The most common form for a quantum wave packet is to use a Gaussian distribution centered at $k_0$:
$$a(k) = \frac{1}{\sqrt{2 \pi \sigma^2}}e^{- \frac{(k - k_0)^2}{2 \sigma^2}}$$
Where $k_0$ is the central wavenubmer (mean value of the momentum), and $\sigma$ is the width of the packet in k-space (inversely proportional to the spatial width).

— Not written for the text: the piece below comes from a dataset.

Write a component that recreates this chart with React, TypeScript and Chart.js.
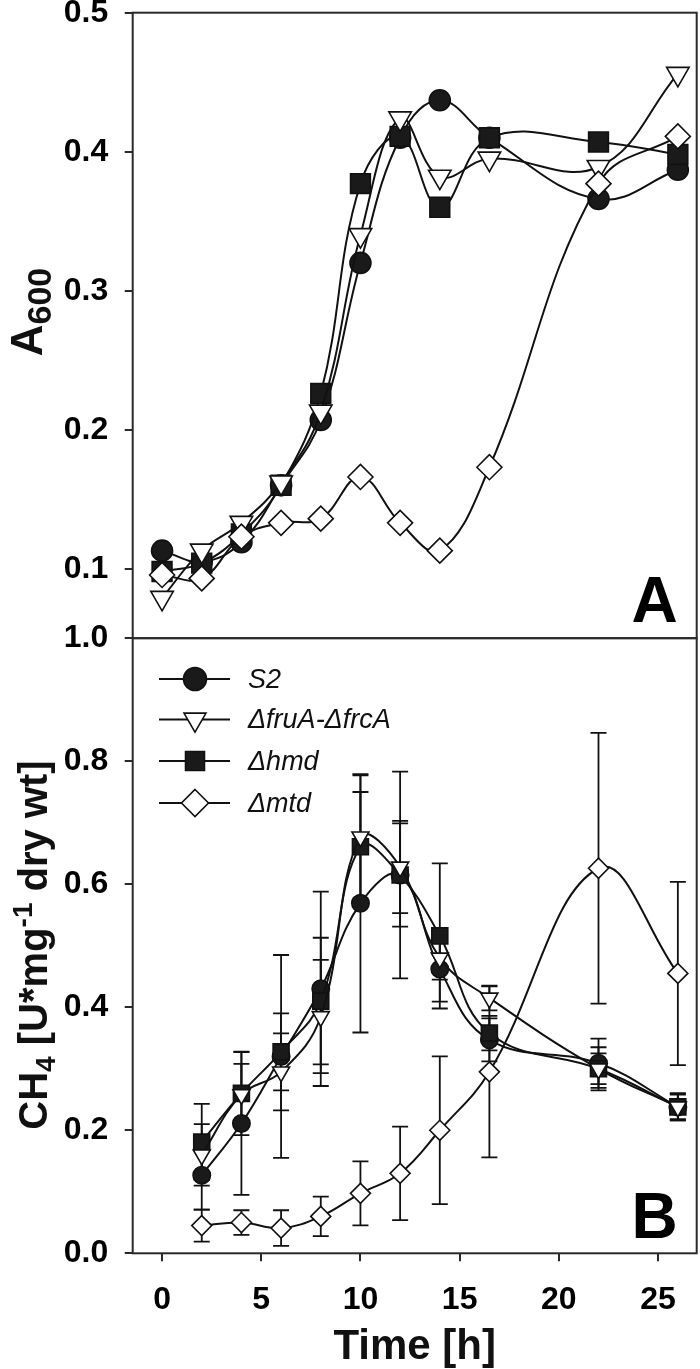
import React, { useEffect, useRef } from 'react';
import { Chart, registerables } from 'chart.js';

Chart.register(...registerables);

// ---------------- data ----------------
const seriesNames = ['S2', 'ΔfruA-ΔfrcA', 'Δhmd', 'Δmtd'];

// Panel A: A600 growth
const timesA = [0, 2, 4, 6, 8, 10, 12, 14, 16.5, 22, 26];
const a600S2 = [0.113, 0.105, 0.119, 0.160, 0.207, 0.320, 0.410, 0.437, 0.410, 0.366, 0.387];
const a600Fru = [0.079, 0.113, 0.133, 0.162, 0.213, 0.340, 0.424, 0.382, 0.395, 0.389, 0.456];
const a600Hmd = [0.098, 0.104, 0.125, 0.160, 0.226, 0.377, 0.411, 0.360, 0.410, 0.407, 0.398];
const a600Mtd = [0.0955, 0.093, 0.123, 0.133, 0.136, 0.166, 0.133, 0.113, 0.173, 0.377, 0.411];

// Panel B: CH4 formation
const timesB = [2, 4, 6, 8, 10, 12, 14, 16.5, 22, 26];
const ch4S2 = [0.127, 0.211, 0.320, 0.430, 0.569, 0.615, 0.462, 0.347, 0.309, 0.238];
const ch4S2Err = [0.056, 0.116, 0.165, 0.158, 0.210, 0.168, 0.053, 0.035, 0.040, 0.022];
const ch4Fru = [0.160, 0.258, 0.295, 0.385, 0.677, 0.628, 0.480, 0.415, 0.300, 0.238];
const ch4FruErr = [0.050, 0.050, 0.0625, 0.092, 0.100, 0.075, 0.035, 0.020, 0.035, 0.020];
const ch4Hmd = [0.181, 0.260, 0.3275, 0.410, 0.661, 0.615, 0.516, 0.358, 0.300, 0.238];
const ch4HmdErr = [0.062, 0.068, 0.0625, 0.103, 0.089, 0.084, 0.118, 0.028, 0.025, 0.022];
const ch4Mtd = [0.045, 0.050, 0.041, 0.060, 0.0975, 0.130, 0.200, 0.295, 0.626, 0.455];
const ch4MtdErr = [0.026, 0.020, 0.029, 0.032, 0.052, 0.076, 0.120, 0.139, 0.220, 0.149];

const xTicks = [0, 5, 10, 15, 20, 25];
const yTicksA = [0.1, 0.2, 0.3, 0.4, 0.5];
const yTicksB = [0.0, 0.2, 0.4, 0.6, 0.8, 1.0];

// ---------------- styling ----------------
const FONT = "'Liberation Sans', Arial, Helvetica, sans-serif";
const INK = '#111111';
const FRAME = '#2a2a2a';

const STYLES = [
  { shape: 'circle', fill: '#1a1a1a', order: 3 },
  { shape: 'triangleDown', fill: '#ffffff', order: 1 },
  { shape: 'square', fill: '#1a1a1a', order: 2 },
  { shape: 'diamond', fill: '#ffffff', order: 0 },
];

const X_MIN = -1.48;
const X_MAX = 26.95;
const AREA_LEFT = 132.7;
const AREA_RIGHT = 696.7;

function pointStyleOf(shape: string) {
  if (shape === 'circle') return 'circle';
  if (shape === 'triangleDown') return 'triangle';
  if (shape === 'square') return 'rect';
  return 'rectRot';
}

function drawMarker(ctx: CanvasRenderingContext2D, shape: string, x: number, y: number, r: number, fill: string) {
  ctx.beginPath();
  if (shape === 'circle') {
    ctx.arc(x, y, r, 0, Math.PI * 2);
  } else if (shape === 'triangleDown') {
    ctx.moveTo(x, y + r);
    ctx.lineTo(x + r * Math.sqrt(3) / 2, y - r / 2);
    ctx.lineTo(x - r * Math.sqrt(3) / 2, y - r / 2);
    ctx.closePath();
  } else if (shape === 'square') {
    const s = r * Math.SQRT1_2;
    ctx.rect(x - s, y - s, 2 * s, 2 * s);
  } else {
    ctx.moveTo(x, y - r);
    ctx.lineTo(x + r, y);
    ctx.lineTo(x, y + r);
    ctx.lineTo(x - r, y);
    ctx.closePath();
  }
  ctx.fillStyle = fill;
  ctx.fill();
  ctx.lineWidth = 1.6;
  ctx.strokeStyle = INK;
  ctx.stroke();
}

type Seg = { t: string; size: number; weight: string; dy: number; style?: string };

function drawRich(ctx: CanvasRenderingContext2D, segs: Seg[], cx: number, cy: number, rotate: boolean) {
  ctx.save();
  ctx.translate(cx, cy);
  if (rotate) ctx.rotate(-Math.PI / 2);
  ctx.textBaseline = 'alphabetic';
  ctx.textAlign = 'left';
  ctx.fillStyle = INK;
  let total = 0;
  const widths = segs.map((s) => {
    ctx.font = `${s.style || 'normal'} ${s.weight} ${s.size}px ${FONT}`;
    const w = ctx.measureText(s.t).width;
    total += w;
    return w;
  });
  let x = -total / 2;
  segs.forEach((s, i) => {
    ctx.font = `${s.style || 'normal'} ${s.weight} ${s.size}px ${FONT}`;
    ctx.fillText(s.t, x, s.dy);
    x += widths[i];
  });
  ctx.restore();
}

const errorBarPlugin = {
  id: 'errorBars',
  beforeDatasetsDraw(chart: any) {
    const ctx = chart.ctx as CanvasRenderingContext2D;
    const xs = chart.scales.x;
    const ys = chart.scales.y;
    ctx.save();
    ctx.strokeStyle = INK;
    ctx.lineWidth = 1.8;
    chart.data.datasets.forEach((ds: any) => {
      if (!ds.errors) return;
      ds.data.forEach((p: any, i: number) => {
        const e = ds.errors[i];
        const px = xs.getPixelForValue(p.x);
        const top = ys.getPixelForValue(p.y + e);
        const bot = ys.getPixelForValue(p.y - e);
        ctx.beginPath();
        ctx.moveTo(px, top);
        ctx.lineTo(px, bot);
        ctx.moveTo(px - 8, top);
        ctx.lineTo(px + 8, top);
        ctx.moveTo(px - 8, bot);
        ctx.lineTo(px + 8, bot);
        ctx.stroke();
      });
    });
    ctx.restore();
  },
};

function framePlugin(panel: 'A' | 'B') {
  return {
    id: 'frame' + panel,
    afterDraw(chart: any) {
      const ctx = chart.ctx as CanvasRenderingContext2D;
      const a = chart.chartArea;
      ctx.save();
      ctx.strokeStyle = FRAME;
      ctx.lineWidth = 2;
      ctx.strokeRect(a.left, a.top, a.right - a.left, a.bottom - a.top);

      // panel letter
      ctx.fillStyle = '#000';
      ctx.font = `bold 64px ${FONT}`;
      ctx.textAlign = 'right';
      ctx.textBaseline = 'alphabetic';
      ctx.fillText(panel, a.right - 19, a.bottom - (panel === 'A' ? 16.5 : 15.3));

      if (panel === 'A') {
        drawRich(
          ctx,
          [
            { t: 'A', size: 44, weight: 'bold', dy: 0 },
            { t: '600', size: 34, weight: 'bold', dy: 9 },
          ],
          42,
          312,
          true
        );
      } else {
        drawRich(
          ctx,
          [
            { t: 'CH', size: 40, weight: 'bold', dy: 0 },
            { t: '4', size: 28, weight: 'bold', dy: 8 },
            { t: ' [U*mg', size: 40, weight: 'bold', dy: 0 },
            { t: '-1', size: 28, weight: 'bold', dy: -15 },
            { t: ' dry wt]', size: 40, weight: 'bold', dy: 0 },
          ],
          47,
          345,
          true
        );
        drawRich(ctx, [{ t: 'Time [h]', size: 42, weight: 'bold', dy: 0 }], (a.left + a.right) / 2, 759, false);

        // legend
        const rowsY = [79, 119.5, 161, 203];
        const legR = [11.5, 12.7, 13.4, 13.5];
        rowsY.forEach((y, i) => {
          ctx.beginPath();
          ctx.strokeStyle = INK;
          ctx.lineWidth = 2;
          ctx.moveTo(159, y);
          ctx.lineTo(230, y);
          ctx.stroke();
          drawMarker(ctx, STYLES[i].shape, 195, y, legR[i], STYLES[i].fill);
          ctx.fillStyle = INK;
          ctx.font = `italic normal 27px ${FONT}`;
          ctx.textAlign = 'left';
          ctx.textBaseline = 'middle';
          ctx.fillText(seriesNames[i], 248, y + 1);
        });
      }
      ctx.restore();
    },
  };
}

function makeDatasets(times: number[], vals: number[][], errs: number[][] | null, radii: number[]) {
  return vals.map((v, i) => ({
    label: seriesNames[i],
    data: times.map((t, j) => ({ x: t, y: v[j] })),
    errors: errs ? errs[i] : undefined,
    borderColor: INK,
    borderWidth: 2,
    tension: 0.4,
    fill: false,
    order: STYLES[i].order,
    pointStyle: pointStyleOf(STYLES[i].shape),
    pointRotation: STYLES[i].shape === 'triangleDown' ? 180 : 0,
    pointRadius: radii[i],
    pointBackgroundColor: STYLES[i].fill,
    pointBorderColor: INK,
    pointBorderWidth: 1.6,
  }));
}

const tickFont = { family: FONT, size: 32, weight: 'bold' as const };

function yScale(min: number, max: number, ticks: number[]) {
  return {
    type: 'linear' as const,
    position: 'left' as const,
    min,
    max,
    afterBuildTicks: (scale: any) => {
      scale.ticks = ticks.map((v) => ({ value: v }));
    },
    afterFit: (scale: any) => {
      scale.width = AREA_LEFT;
      scale.paddingTop = 0;
      scale.paddingBottom = 0;
      scale.paddingLeft = 0;
      scale.paddingRight = 0;
    },
    ticks: {
      font: tickFont,
      color: '#000',
      padding: 16.4,
      callback: (v: any) => Number(v).toFixed(1),
    },
    grid: {
      display: true,
      drawOnChartArea: false,
      drawTicks: true,
      tickLength: 8,
      tickWidth: 2,
      tickColor: FRAME,
      color: FRAME,
      lineWidth: 2,
    },
    border: { display: false },
  };
}

function xScale(show: boolean) {
  return {
    type: 'linear' as const,
    position: 'bottom' as const,
    display: show,
    min: X_MIN,
    max: X_MAX,
    afterBuildTicks: (scale: any) => {
      scale.ticks = xTicks.map((v) => ({ value: v }));
    },
    afterFit: (scale: any) => {
      scale.height = show ? 115.7 : 0;
      scale.paddingLeft = 0;
      scale.paddingRight = 0;
      scale.paddingTop = 0;
      scale.paddingBottom = 0;
    },
    ticks: {
      font: tickFont,
      color: '#000',
      padding: 20,
      maxRotation: 0,
      callback: (v: any) => String(v),
    },
    grid: {
      display: true,
      drawOnChartArea: false,
      drawTicks: true,
      tickLength: 8,
      tickWidth: 2,
      tickColor: FRAME,
      color: FRAME,
      lineWidth: 2,
    },
    border: { display: false },
  };
}

// nudge the layout padding until the plot area sits where the reference frame is
function pinArea(chart: any) {
  for (let k = 0; k < 4; k++) {
    const a = chart.chartArea;
    const p = chart.options.layout.padding;
    const dr = a.right - AREA_RIGHT;
    const dl = a.left - AREA_LEFT;
    if (Math.abs(dr) < 0.05 && Math.abs(dl) < 0.05) break;
    p.right = p.right + dr;
    p.left = p.left - dl;
    chart.update();
  }
}

export default function App() {
  const refA = useRef<HTMLCanvasElement>(null);
  const refB = useRef<HTMLCanvasElement>(null);

  useEffect(() => {
    document.body.style.margin = '0';
    const common = {
      responsive: false,
      animation: false as const,
      devicePixelRatio: 1,
      plugins: { legend: { display: false }, tooltip: { enabled: false }, title: { display: false } },
      events: [] as any[],
    };

    const chartA = new Chart(refA.current as HTMLCanvasElement, {
      type: 'line',
      data: {
        datasets: makeDatasets(timesA, [a600S2, a600Fru, a600Hmd, a600Mtd], null, [10.5, 13, 14, 12.5]) as any,
      },
      options: {
        ...common,
        layout: { autoPadding: false, padding: { top: 12.7, left: 0, right: 3.3, bottom: 660 - 638.2 } },
        scales: { x: xScale(false) as any, y: yScale(0.05, 0.5, yTicksA) as any },
      },
      plugins: [errorBarPlugin, framePlugin('A')],
    });

    const chartB = new Chart(refB.current as HTMLCanvasElement, {
      type: 'line',
      data: {
        datasets: makeDatasets(
          timesB,
          [ch4S2, ch4Fru, ch4Hmd, ch4Mtd],
          [ch4S2Err, ch4FruErr, ch4HmdErr, ch4MtdErr],
          [8.7, 9.8, 11.3, 10]
        ) as any,
      },
      options: {
        ...common,
        layout: { autoPadding: false, padding: { top: 38.2, left: 0, right: 3.3, bottom: 0 } },
        scales: { x: xScale(true) as any, y: yScale(0, 1.0, yTicksB) as any },
      },
      plugins: [errorBarPlugin, framePlugin('B')],
    });

    pinArea(chartA);
    pinArea(chartB);

    return () => {
      chartA.destroy();
      chartB.destroy();
    };
  }, []);

  return (
    <div style={{ position: 'relative', width: 700, height: 1369, background: '#ffffff', overflow: 'hidden' }}>
      <canvas ref={refA} width={700} height={660} style={{ position: 'absolute', left: 0, top: 0 }} />
      <canvas ref={refB} width={700} height={769} style={{ position: 'absolute', left: 0, top: 600 }} />
    </div>
  );
}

Substituting $a(k)$ into the integral:
$$\boxed{\Psi(x;t) = \int_{-\infty}^{\infty} \frac{1}{\sqrt{2 \pi \sigma^2}}e^{- \frac{(k - k_0)^2}{2 \sigma^2}} e^{i(kx - \omega(k)t)} dk = \frac{1}{\sqrt{2 \pi \sigma^2}} \int_{-\infty}^{\infty} e^{- \frac{(k - k_0)^2}{2 \sigma^2}} e^{i(kx - \omega(k)t)} dk}$$
This integral cannot always be solved (although it can be approximated numerically).

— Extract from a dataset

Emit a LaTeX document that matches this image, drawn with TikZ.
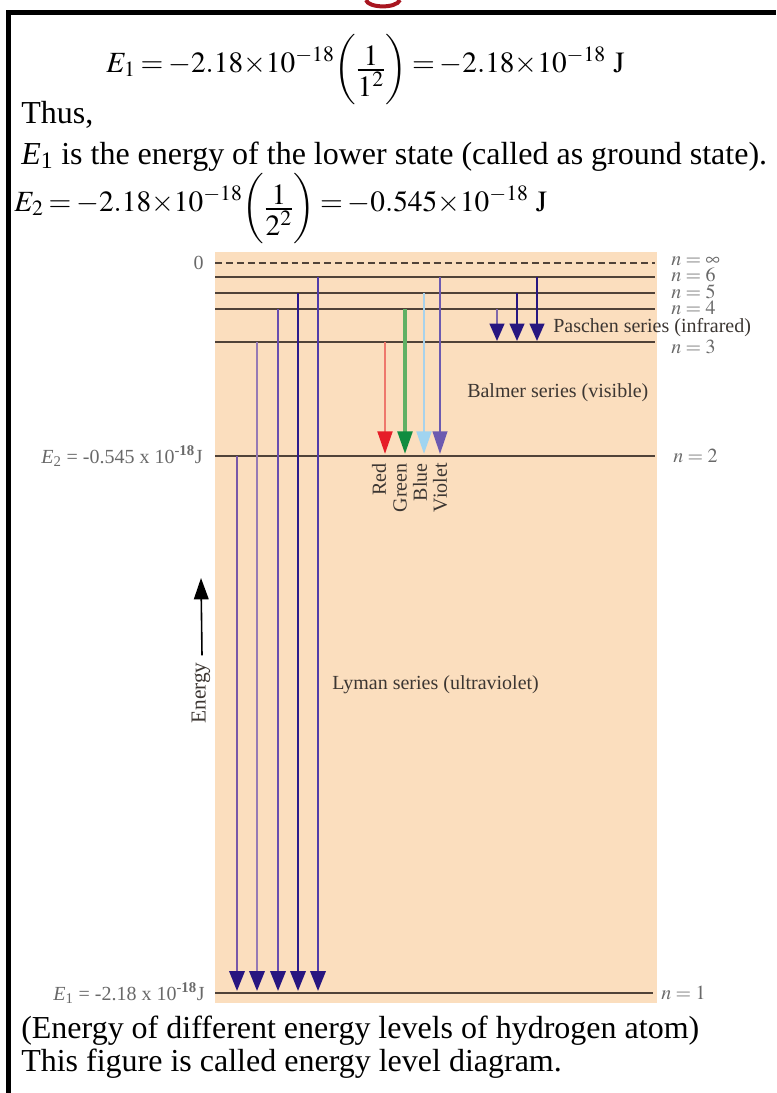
\documentclass[tikz,border=0pt]{standalone}
\usepackage{amsmath}
\usepackage{mathptmx}
\usepackage[no-math]{fontspec}
\setmainfont{Liberation Serif}
\usetikzlibrary{arrows.meta}

\definecolor{peach}{RGB}{251,222,190}
\definecolor{levelgrey}{RGB}{80,66,56}
\definecolor{labelgrey}{RGB}{105,105,105}
\definecolor{seriesgrey}{RGB}{60,54,50}
\definecolor{navy}{RGB}{40,22,128}
\definecolor{lymanA}{RGB}{120,88,168}
\definecolor{lymanB}{RGB}{150,122,180}
\definecolor{lymanC}{RGB}{104,78,176}
\definecolor{lymanD}{RGB}{42,26,140}
\definecolor{lymanE}{RGB}{80,60,170}
\definecolor{redline}{RGB}{238,120,108}
\definecolor{redhead}{RGB}{230,30,40}
\definecolor{greenline}{RGB}{96,176,100}
\definecolor{greenhead}{RGB}{16,140,64}
\definecolor{blueline}{RGB}{168,210,235}
\definecolor{bluehead}{RGB}{160,212,240}
\definecolor{violetline}{RGB}{108,90,176}
\definecolor{paschenA}{RGB}{128,104,170}
\definecolor{titlered}{RGB}{168,22,32}

% compact fraction in tall brackets, set a little low as in the scan
\newcommand{\bracefrac}[2]{\raisebox{-4pt}{$\left(\vcenter{\hbox{\rule{0pt}{48pt}}}\frac{\textstyle #1}{\textstyle #2}\right)$}}
\newcommand{\tighteq}{\thickmuskip=3mu\relax}

\begin{document}
\begin{tikzpicture}[x=0.75pt,y=-0.75pt,>=Stealth,
  body/.style={font=\fontsize{24}{28}\selectfont,inner sep=0pt},
  eqn/.style={font=\fontsize{22}{26}\selectfont,inner sep=0pt},
  lbl/.style={font=\fontsize{15}{17}\selectfont,inner sep=0pt},
  level/.style={draw=levelgrey,line width=2.2pt},
  lyman/.style={line width=1.9pt,-{Triangle[width=11.5pt,length=15pt,color=navy]}},
  balmer/.style={line width=2.2pt},
  paschen/.style={line width=1.6pt,-{Triangle[width=11pt,length=13pt,color=navy]}}]

\useasboundingbox (0,0) rectangle (776,1093);

% =====================
% Energy levels (y in px)
% =====================
\def\LevInfY{263}
\def\LevSixY{277}
\def\LevFiveY{293}
\def\LevFourY{309}
\def\LevThreeY{342}
\def\LevTwoY{456}
\def\LevOneY{993}

% =====================
% Page frame
% =====================
\draw[line width=3.4pt] (8.5,1093) -- (8.5,12.5) -- (776,12.5);
\draw[titlered,line width=3pt] (366,0) .. controls (368,8) and (396,9) .. (400,0);

% =====================
% Text and equations
% =====================
\node[eqn,anchor=base west] (eqone) at (106,72)
  {$\tighteq E_1 = -2.18{\times}10^{-18}\bracefrac{1}{1^2} = -2.18{\times}10^{-18}\ \mathrm{J}$};
\node[body,anchor=base west] (thus) at (21,123) {Thus,};
\node[body,anchor=base west] (ground) at (21,164)
  {\textit{E}\textsubscript{1} is the energy of the lower state (called as ground state).};
\node[eqn,anchor=base west] (eqtwo) at (14,211)
  {$\tighteq E_2 = -2.18{\times}10^{-18}\bracefrac{1}{2^2} = -0.545{\times}10^{-18}\ \mathrm{J}$};

% =====================
% Diagram background and levels
% =====================
\fill[peach] (215,252) rectangle (657,1003);

\draw[level,dash pattern=on 5.2pt off 3pt] (215,\LevInfY) -- (655,\LevInfY);
\foreach \y in {\LevSixY,\LevFiveY,\LevFourY,\LevThreeY,\LevTwoY}
  \draw[level] (215,\y) -- (655,\y);
\draw[level] (215,\LevOneY) -- (653,\LevOneY);

% level labels
\node[lbl,labelgrey,anchor=east] (zero) at (204,\LevInfY) {0};
\node[lbl,labelgrey,anchor=west] (ninf) at (671,\LevInfY-2) {$n=\infty$};
\node[lbl,labelgrey,anchor=west] (nsix) at (671,\LevSixY-2) {$n=6$};
\node[lbl,labelgrey,anchor=west] (nfive) at (671,\LevFiveY-1) {$n=5$};
\node[lbl,labelgrey,anchor=west] (nfour) at (671,\LevFourY-1) {$n=4$};
\node[lbl,labelgrey,anchor=west] (nthree) at (671,\LevThreeY+5) {$n=3$};
\node[lbl,labelgrey,anchor=west] (ntwo) at (673,\LevTwoY) {$n=2$};
\node[lbl,labelgrey,anchor=west] (none) at (661,\LevOneY) {$n=1$};

\node[lbl,labelgrey,anchor=east] (etwo) at (203,\LevTwoY)
  {\textit{E}\textsubscript{2} = -0.545 x 10\textsuperscript{-\textbf{18}}J};
\node[lbl,labelgrey,anchor=east] (eone) at (205,\LevOneY)
  {\textit{E}\textsubscript{1} = -2.18 x 10\textsuperscript{-\textbf{18}}J};

% =====================
% Lyman series
% =====================
\foreach \x/\y/\c in {237/\LevTwoY/lymanA,257/\LevThreeY/lymanB,
    278/\LevFourY/lymanC,298/\LevFiveY/lymanD,318/\LevSixY/lymanE}
  \draw[lyman,draw=\c] (\x,\y) -- (\x,\LevOneY-2);
\node[lbl,seriesgrey,anchor=west] (lyman) at (332,685) {Lyman series (ultraviolet)};

% =====================
% Balmer series
% =====================
\draw[balmer,redline,-{Triangle[width=11pt,length=17pt,color=redhead]}]
  (385,\LevThreeY) -- (385,\LevTwoY-2);
\draw[balmer,greenline,line width=2.6pt,-{Triangle[width=11pt,length=17pt,color=greenhead]}]
  (405,\LevFourY) -- (405,\LevTwoY-2);
\draw[balmer,blueline,-{Triangle[width=11pt,length=17pt,color=bluehead]}]
  (424,\LevFiveY) -- (424,\LevTwoY-2);
\draw[balmer,violetline,line width=1.6pt,-{Triangle[width=11pt,length=17pt,color=violetline]}]
  (440,\LevSixY) -- (440,\LevTwoY-2);

\node[lbl,seriesgrey,rotate=90,anchor=east] (red) at (379,463) {Red};
\node[lbl,seriesgrey,rotate=90,anchor=east] (green) at (400,463) {Green};
\node[lbl,seriesgrey,rotate=90,anchor=east] (blue) at (420,463) {Blue};
\node[lbl,seriesgrey,rotate=90,anchor=east] (violet) at (440,463) {Violet};
\node[lbl,seriesgrey,anchor=west] (balmer) at (467,393) {Balmer series (visible)};

% =====================
% Paschen series
% =====================
\draw[paschen,draw=paschenA] (497,\LevFourY) -- (497,\LevThreeY-1);
\draw[paschen,draw=navy] (517,\LevFiveY) -- (517,\LevThreeY-1);
\draw[paschen,draw=navy] (537,\LevSixY) -- (537,\LevThreeY-1);
\node[lbl,seriesgrey,anchor=west] (paschen) at (553,328) {Paschen series (infrared)};

% =====================
% Energy axis
% =====================
\node[lbl,seriesgrey,rotate=90,font=\fontsize{16}{18}\selectfont] (energy) at (201,693) {Energy};
\coordinate (energytip) at (201,578);
\draw[line width=1.2pt,-{Triangle[width=11pt,length=16pt]}] ([xshift=0.75pt,yshift=5pt]energy.east) -- (energytip);

% =====================
% Caption
% =====================
\node[body,anchor=base west] (captionA) at (21,1038)
  {(Energy of different energy levels of hydrogen atom)};
\node[body,anchor=base west] (captionB) at (21,1071)
  {This figure is called energy level diagram.};

\end{tikzpicture}
\end{document}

6. Case with analytical solution: in the particular case where $t=0$, the previous expression becomes the inverse Fourier transform of a Gaussian and results in
$$\Psi(x;0) = \frac{1}{\sqrt{2 \pi \sigma^2}} \int_{-\infty}^{\infty} e^{- \frac{(k - k_0)^2}{2 \sigma^2}} e^{ikx} dk = e^{i k_0 x}e^{-\frac{x^2 \sigma^2}{2}}$$
7. Conclusion: unlike $e^{i(kx - \omega t)}$ the wave packet has a maximum probability of finding the particle within a finite region of space.
The packet propagates with a group velocity:
$$v_g = \frac{d \omega}{dk} = \frac{\hbar k_0}{m}$$
But it also spreads over time, because different k-components travel at different velocities.